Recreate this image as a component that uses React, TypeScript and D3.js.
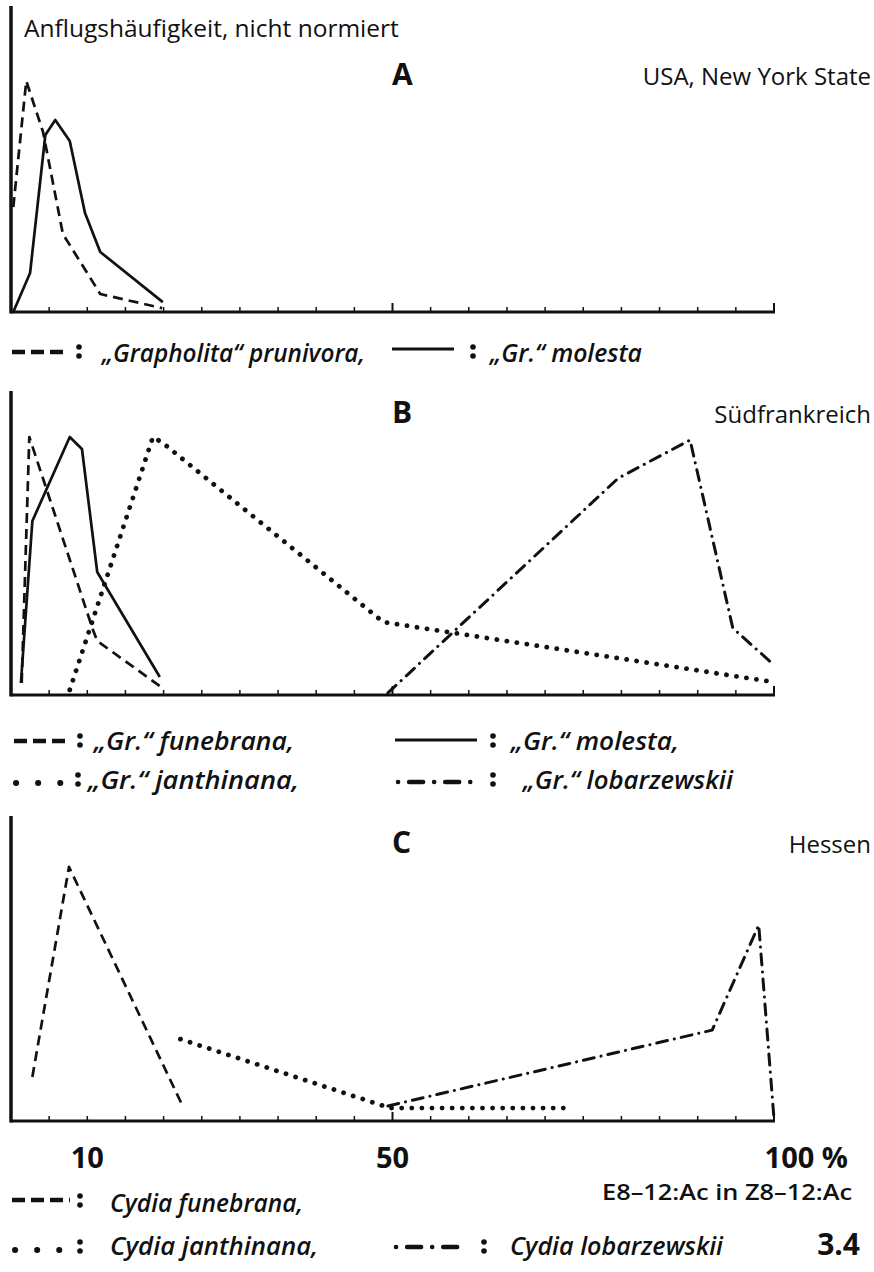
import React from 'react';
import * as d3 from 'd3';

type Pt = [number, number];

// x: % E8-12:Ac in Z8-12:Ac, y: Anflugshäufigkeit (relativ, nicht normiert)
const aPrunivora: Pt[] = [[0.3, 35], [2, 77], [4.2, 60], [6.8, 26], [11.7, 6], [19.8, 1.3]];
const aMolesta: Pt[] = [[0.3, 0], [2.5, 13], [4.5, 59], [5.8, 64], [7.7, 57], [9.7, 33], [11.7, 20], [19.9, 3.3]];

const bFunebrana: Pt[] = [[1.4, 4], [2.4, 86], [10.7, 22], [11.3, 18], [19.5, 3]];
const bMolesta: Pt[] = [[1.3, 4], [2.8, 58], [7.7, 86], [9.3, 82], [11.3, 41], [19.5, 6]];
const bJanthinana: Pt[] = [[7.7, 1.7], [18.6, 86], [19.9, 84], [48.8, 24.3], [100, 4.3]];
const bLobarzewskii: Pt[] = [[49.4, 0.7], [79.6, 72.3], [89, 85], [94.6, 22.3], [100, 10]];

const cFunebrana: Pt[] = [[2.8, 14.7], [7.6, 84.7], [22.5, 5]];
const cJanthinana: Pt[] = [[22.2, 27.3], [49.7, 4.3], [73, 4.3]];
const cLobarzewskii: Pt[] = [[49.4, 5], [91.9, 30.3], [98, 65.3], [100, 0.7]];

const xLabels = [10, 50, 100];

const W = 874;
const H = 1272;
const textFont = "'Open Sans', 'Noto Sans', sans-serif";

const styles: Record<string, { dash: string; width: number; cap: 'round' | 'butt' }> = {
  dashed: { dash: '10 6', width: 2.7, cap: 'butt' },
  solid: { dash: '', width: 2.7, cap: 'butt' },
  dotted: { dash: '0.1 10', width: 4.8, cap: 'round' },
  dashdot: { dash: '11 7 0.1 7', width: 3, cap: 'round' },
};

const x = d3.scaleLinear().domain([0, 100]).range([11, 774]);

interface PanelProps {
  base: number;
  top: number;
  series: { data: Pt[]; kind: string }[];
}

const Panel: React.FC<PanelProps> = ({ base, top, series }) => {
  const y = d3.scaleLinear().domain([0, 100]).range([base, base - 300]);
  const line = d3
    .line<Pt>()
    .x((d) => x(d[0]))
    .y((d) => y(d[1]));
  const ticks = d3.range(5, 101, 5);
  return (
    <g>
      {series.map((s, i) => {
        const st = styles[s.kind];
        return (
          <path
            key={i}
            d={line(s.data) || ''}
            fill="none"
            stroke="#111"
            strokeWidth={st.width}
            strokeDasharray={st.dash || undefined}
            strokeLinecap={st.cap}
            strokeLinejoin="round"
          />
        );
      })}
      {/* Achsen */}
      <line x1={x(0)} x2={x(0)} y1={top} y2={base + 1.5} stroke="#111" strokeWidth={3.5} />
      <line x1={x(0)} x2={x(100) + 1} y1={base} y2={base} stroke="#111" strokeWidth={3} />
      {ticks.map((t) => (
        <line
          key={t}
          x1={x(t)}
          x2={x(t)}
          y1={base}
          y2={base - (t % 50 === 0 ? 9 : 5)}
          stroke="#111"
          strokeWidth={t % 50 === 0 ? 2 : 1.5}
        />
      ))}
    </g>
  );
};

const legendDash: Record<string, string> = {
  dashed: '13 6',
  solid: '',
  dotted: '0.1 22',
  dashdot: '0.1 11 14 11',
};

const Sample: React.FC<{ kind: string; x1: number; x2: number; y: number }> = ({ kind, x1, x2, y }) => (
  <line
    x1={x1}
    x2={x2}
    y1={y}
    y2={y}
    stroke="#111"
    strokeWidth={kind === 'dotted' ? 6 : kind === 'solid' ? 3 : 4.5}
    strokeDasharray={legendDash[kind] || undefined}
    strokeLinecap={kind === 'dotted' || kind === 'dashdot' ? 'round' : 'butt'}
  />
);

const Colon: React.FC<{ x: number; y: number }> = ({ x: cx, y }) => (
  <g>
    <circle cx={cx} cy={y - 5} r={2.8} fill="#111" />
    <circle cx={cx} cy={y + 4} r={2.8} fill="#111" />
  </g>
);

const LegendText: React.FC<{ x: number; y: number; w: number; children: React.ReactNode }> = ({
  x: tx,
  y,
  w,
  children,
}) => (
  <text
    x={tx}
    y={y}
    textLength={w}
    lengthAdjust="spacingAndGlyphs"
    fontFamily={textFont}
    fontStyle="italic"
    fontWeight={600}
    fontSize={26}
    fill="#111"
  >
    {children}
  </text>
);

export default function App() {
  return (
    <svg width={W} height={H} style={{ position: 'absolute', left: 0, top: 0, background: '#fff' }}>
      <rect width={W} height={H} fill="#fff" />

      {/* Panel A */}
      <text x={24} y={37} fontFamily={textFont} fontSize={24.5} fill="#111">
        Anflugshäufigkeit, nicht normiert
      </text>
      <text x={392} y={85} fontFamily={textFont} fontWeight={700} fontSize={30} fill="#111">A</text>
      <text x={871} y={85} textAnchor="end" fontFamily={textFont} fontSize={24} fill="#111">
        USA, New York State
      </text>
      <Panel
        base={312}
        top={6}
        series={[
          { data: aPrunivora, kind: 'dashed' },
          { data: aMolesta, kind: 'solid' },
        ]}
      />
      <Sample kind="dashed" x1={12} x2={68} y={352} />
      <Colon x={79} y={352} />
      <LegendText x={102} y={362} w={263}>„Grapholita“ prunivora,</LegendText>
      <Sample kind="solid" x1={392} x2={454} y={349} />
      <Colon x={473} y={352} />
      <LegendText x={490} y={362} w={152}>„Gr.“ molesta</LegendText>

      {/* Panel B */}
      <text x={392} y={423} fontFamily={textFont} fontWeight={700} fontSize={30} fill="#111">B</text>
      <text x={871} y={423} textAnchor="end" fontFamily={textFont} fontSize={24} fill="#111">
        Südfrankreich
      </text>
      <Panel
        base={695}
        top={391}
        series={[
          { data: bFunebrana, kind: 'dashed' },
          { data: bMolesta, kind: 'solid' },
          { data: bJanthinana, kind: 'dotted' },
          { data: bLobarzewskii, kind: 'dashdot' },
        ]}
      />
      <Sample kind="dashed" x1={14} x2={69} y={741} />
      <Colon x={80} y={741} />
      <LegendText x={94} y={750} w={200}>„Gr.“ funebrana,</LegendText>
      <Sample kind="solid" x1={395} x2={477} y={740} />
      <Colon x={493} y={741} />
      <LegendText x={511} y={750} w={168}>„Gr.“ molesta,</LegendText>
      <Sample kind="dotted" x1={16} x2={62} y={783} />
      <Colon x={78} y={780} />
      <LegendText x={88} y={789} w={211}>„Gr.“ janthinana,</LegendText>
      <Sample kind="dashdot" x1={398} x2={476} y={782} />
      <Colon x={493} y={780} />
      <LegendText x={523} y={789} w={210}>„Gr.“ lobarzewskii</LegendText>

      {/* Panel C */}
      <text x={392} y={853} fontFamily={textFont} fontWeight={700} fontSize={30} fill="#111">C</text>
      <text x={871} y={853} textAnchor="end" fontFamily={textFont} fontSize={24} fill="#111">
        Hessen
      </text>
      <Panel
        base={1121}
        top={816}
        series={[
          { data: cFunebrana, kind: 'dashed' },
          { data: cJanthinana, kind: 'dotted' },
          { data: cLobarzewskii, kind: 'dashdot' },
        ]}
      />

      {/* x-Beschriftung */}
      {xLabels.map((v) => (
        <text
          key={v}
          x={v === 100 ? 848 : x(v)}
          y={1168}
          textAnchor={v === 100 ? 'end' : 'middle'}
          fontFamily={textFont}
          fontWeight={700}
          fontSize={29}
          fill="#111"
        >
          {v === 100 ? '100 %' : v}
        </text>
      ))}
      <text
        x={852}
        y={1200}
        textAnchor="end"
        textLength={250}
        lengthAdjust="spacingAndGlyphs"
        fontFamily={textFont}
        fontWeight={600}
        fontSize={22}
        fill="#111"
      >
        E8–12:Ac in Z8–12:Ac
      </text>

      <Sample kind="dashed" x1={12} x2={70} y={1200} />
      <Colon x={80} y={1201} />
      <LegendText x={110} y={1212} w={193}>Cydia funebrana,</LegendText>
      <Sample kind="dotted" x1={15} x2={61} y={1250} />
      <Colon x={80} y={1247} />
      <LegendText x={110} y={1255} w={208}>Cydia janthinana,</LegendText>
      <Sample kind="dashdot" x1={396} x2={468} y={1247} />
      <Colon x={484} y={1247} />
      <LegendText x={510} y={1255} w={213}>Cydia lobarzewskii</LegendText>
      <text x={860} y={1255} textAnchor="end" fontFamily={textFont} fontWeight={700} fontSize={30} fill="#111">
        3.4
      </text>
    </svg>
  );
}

**Exercise brief:** Output exactly the span of lines from the top of the listing through the line holding "const bLobarzewskii: Pt[]", and leave every picture out.

**Reply to the exercise:**
Recreate this image as a component that uses React, TypeScript and D3.js.
import React from 'react';
import * as d3 from 'd3';

type Pt = [number, number];

// x: % E8-12:Ac in Z8-12:Ac, y: Anflugshäufigkeit (relativ, nicht normiert)
const aPrunivora: Pt[] = [[0.3, 35], [2, 77], [4.2, 60], [6.8, 26], [11.7, 6], [19.8, 1.3]];
const aMolesta: Pt[] = [[0.3, 0], [2.5, 13], [4.5, 59], [5.8, 64], [7.7, 57], [9.7, 33], [11.7, 20], [19.9, 3.3]];

const bFunebrana: Pt[] = [[1.4, 4], [2.4, 86], [10.7, 22], [11.3, 18], [19.5, 3]];
const bMolesta: Pt[] = [[1.3, 4], [2.8, 58], [7.7, 86], [9.3, 82], [11.3, 41], [19.5, 6]];
const bJanthinana: Pt[] = [[7.7, 1.7], [18.6, 86], [19.9, 84], [48.8, 24.3], [100, 4.3]];
const bLobarzewskii: Pt[] = [[49.4, 0.7], [79.6, 72.3], [89, 85], [94.6, 22.3], [100, 10]];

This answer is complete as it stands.